- **The problem**:
Restate the data below word for word. Skip any images it contains.

- **Information provided**:
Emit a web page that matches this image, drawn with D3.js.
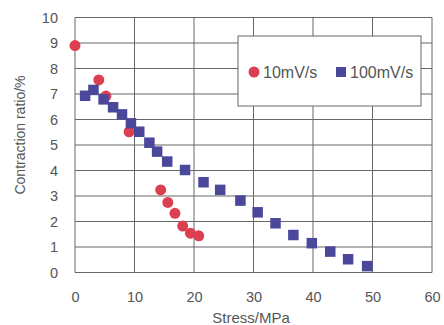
<!DOCTYPE html>
<html>
<head>
<meta charset="utf-8">
<script src="https://cdn.jsdelivr.net/npm/d3@7"></script>
<style>
  body { margin: 0; background: #fff; }
  svg { font-family: "Liberation Sans", Arial, sans-serif; }
</style>
</head>
<body>
<svg id="chart"></svg>
<script>
// 10mV/s series (red circles)
var slowStress = [0, 4.0, 5.2, 9.1, 14.4, 15.6, 16.8, 18.1, 19.4, 20.8];
var slowRatio  = [8.9, 7.55, 6.92, 5.52, 3.24, 2.75, 2.32, 1.82, 1.54, 1.44];

// 100mV/s series (blue squares)
var fastStress = [1.7, 3.1, 4.8, 6.4, 7.9, 9.4, 10.8, 12.5, 13.8, 15.5, 18.5, 21.6, 24.4,
                  27.8, 30.7, 33.7, 36.7, 39.8, 42.9, 45.9, 49.1];
var fastRatio  = [6.93, 7.16, 6.79, 6.48, 6.2, 5.85, 5.52, 5.09, 4.74, 4.35, 4.02, 3.54, 3.24,
                  2.82, 2.36, 1.93, 1.47, 1.15, 0.82, 0.52, 0.25];

var xTicks = [0, 10, 20, 30, 40, 50, 60];
var yTicks = [0, 1, 2, 3, 4, 5, 6, 7, 8, 9, 10];
var legendLabels = ["10mV/s", "100mV/s"];

var width = 444, height = 325;
var margin = {top: 17.5, right: 12, bottom: 52.5, left: 75};
var w = width - margin.left - margin.right;
var h = height - margin.top - margin.bottom;

var red = "#dc4050", blue = "#4b479a", ink = "#555", grid = "#666";

var svg = d3.select("#chart")
    .attr("width", width)
    .attr("height", height);

var g = svg.append("g")
    .attr("transform", "translate(" + margin.left + "," + margin.top + ")");

var x = d3.scaleLinear().domain([0, 60]).range([0, w]);
var y = d3.scaleLinear().domain([0, 10]).range([h, 0]);

// grid
g.append("g")
  .selectAll("line")
  .data(xTicks)
  .join("line")
    .attr("x1", d => x(d)).attr("x2", d => x(d))
    .attr("y1", 0).attr("y2", h)
    .attr("stroke", grid).attr("stroke-width", 1);

g.append("g")
  .selectAll("line")
  .data(yTicks)
  .join("line")
    .attr("x1", 0).attr("x2", w)
    .attr("y1", d => y(d)).attr("y2", d => y(d))
    .attr("stroke", grid).attr("stroke-width", 1);

// axes (labels only)
var xAxis = g.append("g")
    .attr("transform", "translate(0," + h + ")")
    .call(d3.axisBottom(x).tickValues(xTicks).tickSize(0).tickPadding(19));
xAxis.select(".domain").remove();
xAxis.selectAll("text").attr("fill", ink).style("font-size", "14.5px");

var yAxis = g.append("g")
    .call(d3.axisLeft(y).tickValues(yTicks).tickSize(0).tickPadding(17));
yAxis.select(".domain").remove();
yAxis.selectAll("text").attr("fill", ink).style("font-size", "14.5px");

// data
var slow = slowStress.map((s, i) => [s, slowRatio[i]]);
var fast = fastStress.map((s, i) => [s, fastRatio[i]]);

g.append("g")
  .selectAll("circle")
  .data(slow)
  .join("circle")
    .attr("cx", d => x(d[0]))
    .attr("cy", d => y(d[1]))
    .attr("r", 5.5)
    .attr("fill", red);

var sq = 10.5;
g.append("g")
  .selectAll("rect")
  .data(fast)
  .join("rect")
    .attr("x", d => x(d[0]) - sq / 2)
    .attr("y", d => y(d[1]) - sq / 2)
    .attr("width", sq)
    .attr("height", sq)
    .attr("fill", blue);

// legend
var legend = svg.append("g");
legend.append("rect")
    .attr("x", 238).attr("y", 36)
    .attr("width", 183).attr("height", 70)
    .attr("fill", "#fff")
    .attr("stroke", grid).attr("stroke-width", 1);
legend.append("circle")
    .attr("cx", 254).attr("cy", 72).attr("r", 5.5)
    .attr("fill", red);
legend.append("text")
    .attr("x", 263).attr("y", 78)
    .attr("fill", ink).style("font-size", "16px")
    .text(legendLabels[0]);
legend.append("rect")
    .attr("x", 336).attr("y", 67).attr("width", 10).attr("height", 10)
    .attr("fill", blue);
legend.append("text")
    .attr("x", 350).attr("y", 78)
    .attr("fill", ink).style("font-size", "16px")
    .text(legendLabels[1]);

// axis titles
svg.append("text")
    .attr("text-anchor", "middle")
    .attr("x", 251)
    .attr("y", 323)
    .attr("fill", ink)
    .style("font-size", "15px")
    .text("Stress/MPa");

svg.append("text")
    .attr("text-anchor", "middle")
    .attr("transform", "rotate(-90)")
    .attr("x", -135)
    .attr("y", 25)
    .attr("fill", ink)
    .style("font-size", "14px")
    .text("Contraction ratio/%");
</script>
</body>
</html>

- **Answer to this problem**:
Emit a web page that matches this image, drawn with D3.js.
<!DOCTYPE html>
<html>
<head>
<meta charset="utf-8">
<script src="https://cdn.jsdelivr.net/npm/d3@7"></script>
<style>
  body { margin: 0; background: #fff; }
  svg { font-family: "Liberation Sans", Arial, sans-serif; }
</style>
</head>
<body>
<svg id="chart"></svg>
<script>
// 10mV/s series (red circles)
var slowStress = [0, 4.0, 5.2, 9.1, 14.4, 15.6, 16.8, 18.1, 19.4, 20.8];
var slowRatio  = [8.9, 7.55, 6.92, 5.52, 3.24, 2.75, 2.32, 1.82, 1.54, 1.44];

// 100mV/s series (blue squares)
var fastStress = [1.7, 3.1, 4.8, 6.4, 7.9, 9.4, 10.8, 12.5, 13.8, 15.5, 18.5, 21.6, 24.4,
                  27.8, 30.7, 33.7, 36.7, 39.8, 42.9, 45.9, 49.1];
var fastRatio  = [6.93, 7.16, 6.79, 6.48, 6.2, 5.85, 5.52, 5.09, 4.74, 4.35, 4.02, 3.54, 3.24,
                  2.82, 2.36, 1.93, 1.47, 1.15, 0.82, 0.52, 0.25];

var xTicks = [0, 10, 20, 30, 40, 50, 60];
var yTicks = [0, 1, 2, 3, 4, 5, 6, 7, 8, 9, 10];
var legendLabels = ["10mV/s", "100mV/s"];

var width = 444, height = 325;
var margin = {top: 17.5, right: 12, bottom: 52.5, left: 75};
var w = width - margin.left - margin.right;
var h = height - margin.top - margin.bottom;

var red = "#dc4050", blue = "#4b479a", ink = "#555", grid = "#666";

var svg = d3.select("#chart")
    .attr("width", width)
    .attr("height", height);

var g = svg.append("g")
    .attr("transform", "translate(" + margin.left + "," + margin.top + ")");

var x = d3.scaleLinear().domain([0, 60]).range([0, w]);
var y = d3.scaleLinear().domain([0, 10]).range([h, 0]);

// grid
g.append("g")
  .selectAll("line")
  .data(xTicks)
  .join("line")
    .attr("x1", d => x(d)).attr("x2", d => x(d))
    .attr("y1", 0).attr("y2", h)
    .attr("stroke", grid).attr("stroke-width", 1);

g.append("g")
  .selectAll("line")
  .data(yTicks)
  .join("line")
    .attr("x1", 0).attr("x2", w)
    .attr("y1", d => y(d)).attr("y2", d => y(d))
    .attr("stroke", grid).attr("stroke-width", 1);

// axes (labels only)
var xAxis = g.append("g")
    .attr("transform", "translate(0," + h + ")")
    .call(d3.axisBottom(x).tickValues(xTicks).tickSize(0).tickPadding(19));
xAxis.select(".domain").remove();
xAxis.selectAll("text").attr("fill", ink).style("font-size", "14.5px");

var yAxis = g.append("g")
    .call(d3.axisLeft(y).tickValues(yTicks).tickSize(0).tickPadding(17));
yAxis.select(".domain").remove();
yAxis.selectAll("text").attr("fill", ink).style("font-size", "14.5px");

// data
var slow = slowStress.map((s, i) => [s, slowRatio[i]]);
var fast = fastStress.map((s, i) => [s, fastRatio[i]]);

g.append("g")
  .selectAll("circle")
  .data(slow)
  .join("circle")
    .attr("cx", d => x(d[0]))
    .attr("cy", d => y(d[1]))
    .attr("r", 5.5)
    .attr("fill", red);

var sq = 10.5;
g.append("g")
  .selectAll("rect")
  .data(fast)
  .join("rect")
    .attr("x", d => x(d[0]) - sq / 2)
    .attr("y", d => y(d[1]) - sq / 2)
    .attr("width", sq)
    .attr("height", sq)
    .attr("fill", blue);

// legend
var legend = svg.append("g");
legend.append("rect")
    .attr("x", 238).attr("y", 36)
    .attr("width", 183).attr("height", 70)
    .attr("fill", "#fff")
    .attr("stroke", grid).attr("stroke-width", 1);
legend.append("circle")
    .attr("cx", 254).attr("cy", 72).attr("r", 5.5)
    .attr("fill", red);
legend.append("text")
    .attr("x", 263).attr("y", 78)
    .attr("fill", ink).style("font-size", "16px")
    .text(legendLabels[0]);
legend.append("rect")
    .attr("x", 336).attr("y", 67).attr("width", 10).attr("height", 10)
    .attr("fill", blue);
legend.append("text")
    .attr("x", 350).attr("y", 78)
    .attr("fill", ink).style("font-size", "16px")
    .text(legendLabels[1]);

// axis titles
svg.append("text")
    .attr("text-anchor", "middle")
    .attr("x", 251)
    .attr("y", 323)
    .attr("fill", ink)
    .style("font-size", "15px")
    .text("Stress/MPa");

svg.append("text")
    .attr("text-anchor", "middle")
    .attr("transform", "rotate(-90)")
    .attr("x", -135)
    .attr("y", 25)
    .attr("fill", ink)
    .style("font-size", "14px")
    .text("Contraction ratio/%");
</script>
</body>
</html>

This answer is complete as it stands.